The hard truth is that the United Nations has been singularly unsuccessful in preventing, deterring or halting grave violations of human rights, even genocide, in Cambodia, Rwanda and Darfur. The existing U.N. machinery is ill-equipped, inadequate and ineffective in protecting the human rights of individuals and groups suffering from the excesses of tyrannical regimes. As the U.N. secretary-general has noted, “Changes are needed if the United Nations is to sustain long-term, high-level engagement on human rights issues.”

The primary U.N. institutions on human rights are the U.N. High Commissioner for Human Rights and the U.N. Human Rights Commission. Effective action to stop genocide, however, can be taken only by the Security Council, which has thus far failed to act on Darfur but is expected this spring to empower a peacekeeping force with a strong mandate.

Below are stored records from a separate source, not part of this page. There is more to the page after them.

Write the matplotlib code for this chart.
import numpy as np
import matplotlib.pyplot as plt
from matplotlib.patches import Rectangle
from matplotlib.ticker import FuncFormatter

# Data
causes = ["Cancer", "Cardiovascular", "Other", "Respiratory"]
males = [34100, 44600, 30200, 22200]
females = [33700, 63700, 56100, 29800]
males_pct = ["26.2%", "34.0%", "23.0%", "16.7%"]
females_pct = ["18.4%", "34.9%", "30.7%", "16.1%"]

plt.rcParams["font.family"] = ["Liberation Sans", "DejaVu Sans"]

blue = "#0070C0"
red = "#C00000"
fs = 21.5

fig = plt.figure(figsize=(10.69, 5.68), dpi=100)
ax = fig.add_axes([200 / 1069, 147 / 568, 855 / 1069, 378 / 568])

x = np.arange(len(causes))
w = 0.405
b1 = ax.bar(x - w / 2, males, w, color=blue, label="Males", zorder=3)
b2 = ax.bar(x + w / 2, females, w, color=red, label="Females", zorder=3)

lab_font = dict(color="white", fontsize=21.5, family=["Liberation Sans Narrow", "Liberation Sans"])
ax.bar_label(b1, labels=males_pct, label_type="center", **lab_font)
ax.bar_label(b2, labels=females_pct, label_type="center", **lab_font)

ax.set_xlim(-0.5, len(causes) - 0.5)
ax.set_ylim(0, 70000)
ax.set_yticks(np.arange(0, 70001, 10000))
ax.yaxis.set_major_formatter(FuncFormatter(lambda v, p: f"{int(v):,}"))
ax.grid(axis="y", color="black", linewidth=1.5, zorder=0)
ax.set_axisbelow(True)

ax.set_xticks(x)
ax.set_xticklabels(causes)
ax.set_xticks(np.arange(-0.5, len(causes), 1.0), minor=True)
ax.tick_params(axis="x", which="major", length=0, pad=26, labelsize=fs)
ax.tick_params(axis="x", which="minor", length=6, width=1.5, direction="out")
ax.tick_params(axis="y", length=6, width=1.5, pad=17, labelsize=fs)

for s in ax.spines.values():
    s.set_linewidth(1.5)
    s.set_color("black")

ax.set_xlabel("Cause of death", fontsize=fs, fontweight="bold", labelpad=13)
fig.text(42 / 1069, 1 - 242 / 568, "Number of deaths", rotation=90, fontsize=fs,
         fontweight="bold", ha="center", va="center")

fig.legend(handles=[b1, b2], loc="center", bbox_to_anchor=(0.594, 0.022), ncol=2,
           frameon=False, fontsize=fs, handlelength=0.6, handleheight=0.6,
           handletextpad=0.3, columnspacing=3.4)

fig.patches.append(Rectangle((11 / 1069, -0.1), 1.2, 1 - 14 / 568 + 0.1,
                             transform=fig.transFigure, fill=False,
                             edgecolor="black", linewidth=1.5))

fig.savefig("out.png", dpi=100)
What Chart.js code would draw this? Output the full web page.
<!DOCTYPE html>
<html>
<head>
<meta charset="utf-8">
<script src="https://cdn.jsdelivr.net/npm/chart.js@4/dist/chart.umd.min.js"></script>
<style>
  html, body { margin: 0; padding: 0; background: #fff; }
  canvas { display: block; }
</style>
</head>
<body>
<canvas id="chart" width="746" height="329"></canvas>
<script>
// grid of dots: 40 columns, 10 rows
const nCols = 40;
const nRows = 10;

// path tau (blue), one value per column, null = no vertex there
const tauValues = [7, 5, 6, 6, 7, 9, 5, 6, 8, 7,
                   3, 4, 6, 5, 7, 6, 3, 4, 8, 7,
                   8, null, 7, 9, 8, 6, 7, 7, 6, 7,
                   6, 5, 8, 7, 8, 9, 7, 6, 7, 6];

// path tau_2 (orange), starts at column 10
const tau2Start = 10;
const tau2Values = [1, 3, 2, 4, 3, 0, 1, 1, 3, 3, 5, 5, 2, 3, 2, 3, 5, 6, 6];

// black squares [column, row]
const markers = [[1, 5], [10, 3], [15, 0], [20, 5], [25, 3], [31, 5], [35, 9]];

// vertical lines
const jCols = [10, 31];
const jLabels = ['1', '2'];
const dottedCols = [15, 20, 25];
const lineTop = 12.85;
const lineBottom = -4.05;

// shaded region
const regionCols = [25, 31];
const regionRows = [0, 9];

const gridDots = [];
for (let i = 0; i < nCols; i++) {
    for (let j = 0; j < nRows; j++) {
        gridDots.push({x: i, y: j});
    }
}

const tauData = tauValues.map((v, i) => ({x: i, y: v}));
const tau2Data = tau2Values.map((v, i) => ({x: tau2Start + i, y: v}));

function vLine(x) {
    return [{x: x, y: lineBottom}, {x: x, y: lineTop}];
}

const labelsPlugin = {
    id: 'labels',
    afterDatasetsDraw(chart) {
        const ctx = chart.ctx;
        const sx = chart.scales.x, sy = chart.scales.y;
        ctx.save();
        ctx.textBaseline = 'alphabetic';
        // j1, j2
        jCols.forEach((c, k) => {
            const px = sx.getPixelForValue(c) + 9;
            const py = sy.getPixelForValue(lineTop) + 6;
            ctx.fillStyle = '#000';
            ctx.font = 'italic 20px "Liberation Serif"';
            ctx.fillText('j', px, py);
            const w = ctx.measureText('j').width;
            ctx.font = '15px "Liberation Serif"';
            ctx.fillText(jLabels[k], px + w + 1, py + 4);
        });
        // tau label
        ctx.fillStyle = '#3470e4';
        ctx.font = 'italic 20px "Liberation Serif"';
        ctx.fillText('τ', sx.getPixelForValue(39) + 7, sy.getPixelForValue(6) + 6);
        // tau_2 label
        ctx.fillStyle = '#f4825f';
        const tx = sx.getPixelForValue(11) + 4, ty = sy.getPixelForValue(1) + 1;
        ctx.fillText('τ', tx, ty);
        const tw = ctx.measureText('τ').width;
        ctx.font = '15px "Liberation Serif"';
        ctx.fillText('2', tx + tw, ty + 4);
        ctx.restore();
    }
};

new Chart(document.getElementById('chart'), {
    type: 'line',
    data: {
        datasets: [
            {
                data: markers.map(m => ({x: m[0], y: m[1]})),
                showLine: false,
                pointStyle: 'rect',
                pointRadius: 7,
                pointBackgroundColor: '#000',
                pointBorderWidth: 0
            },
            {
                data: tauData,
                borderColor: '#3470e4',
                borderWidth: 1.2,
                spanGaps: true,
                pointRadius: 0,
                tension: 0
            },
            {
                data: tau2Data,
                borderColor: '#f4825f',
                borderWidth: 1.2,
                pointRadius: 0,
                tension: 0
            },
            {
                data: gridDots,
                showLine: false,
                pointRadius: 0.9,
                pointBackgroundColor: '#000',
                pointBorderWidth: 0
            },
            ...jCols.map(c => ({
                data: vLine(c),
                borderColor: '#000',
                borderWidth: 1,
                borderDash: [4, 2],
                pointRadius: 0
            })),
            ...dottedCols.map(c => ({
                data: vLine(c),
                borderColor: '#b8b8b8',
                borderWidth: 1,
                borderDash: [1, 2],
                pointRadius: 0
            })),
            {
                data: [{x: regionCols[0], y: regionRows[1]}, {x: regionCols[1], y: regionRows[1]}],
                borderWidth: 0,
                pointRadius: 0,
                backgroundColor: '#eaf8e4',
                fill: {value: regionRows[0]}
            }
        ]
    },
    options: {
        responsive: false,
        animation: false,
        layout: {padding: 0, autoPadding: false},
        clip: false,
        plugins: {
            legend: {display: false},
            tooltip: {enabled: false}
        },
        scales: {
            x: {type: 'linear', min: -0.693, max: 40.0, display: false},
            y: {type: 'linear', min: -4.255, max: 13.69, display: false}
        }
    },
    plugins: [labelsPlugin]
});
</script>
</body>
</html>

It was historic last September when more than 150 heads of state and government convened at a U.N. World Summit in New York and agreed to accept the obligation to protect their populations from genocide, war crimes, ethnic cleansing and crimes against humanity. The World Summit placed responsibility on the international community through the Security Council to take collective action, including military action, decisively and in a timely fashion “on a case-by-case basis and in cooperation with the relevant regional organizations, should peaceful means be inadequate and national authorities are manifestly failing to protect their populations” from these crimes.

Although under the U.N. Charter the Security Council can use force after it determines that a threat to international peace and security exists, both the Security Council and General Assembly should adopt resolutions enumerating guidelines for the Security Council, if it decides to use force. The basic criteria suggested by several keen observers include seriousness of the threat, proportional means, use of force as a last resort, proper purpose, and reasonable chance of success so that consequences of action are not likely to be worse than the consequences of inaction.

A more broadly representative U.N. Security Council – with Germany, Japan, India, Brazil and a couple of African countries as members – will certainly lend it more credibility.

On the second issue, negotiations are underway to replace the 53-member U.N. Commission on Human Rights with a smaller, more agile, and more effective Human Rights Council. The American Bar Association’s task force on reforming the Human Rights Commission, on which I served, recommended in a report last year that the proposed Human Rights Council be a standing body, to be elected by a two-thirds vote of the entire membership of the General Assembly. It proposed that a state under U.N. sanctions be barred from membership. It also recommended that the Council adopt a Code of Conduct committing the countries elected to council membership to promote and honor international human rights efforts and to fully cooperate with the council’s investigations of alleged abuses. The secretary general, a bipartisan U.S. congressional task force, a number of think tanks and delegates representing several countries have made similar suggestions.

These reforms are designed to prevent human rights abusers such as Sudan, Cuba and Zimbabwe, all members of the commission, from hijacking it to avoid scrutiny of their violations, as well as from serving on the new council and blocking action. The ABA task force further suggested that the role of the Office of the High Commissioner for Human Rights, in coordinating U.N. human rights activities, be strengthened and the participation of nongovernmental organizations in the office’s activities enhanced.

U.N. members are considering several proposals at this session of the General Assembly. President Bush’s expressed desire to work closely with the U.N. on these issues is promising. Now it is up to the U.S. to provide skillful and constructive leadership so these reforms will happen.

Ved Nanda, Marsh Professor of Law and director, International Legal Studies Program at the University of Denver, served on the American Bar Association Task Force on Reforming the U.N. Commission on Human Rights.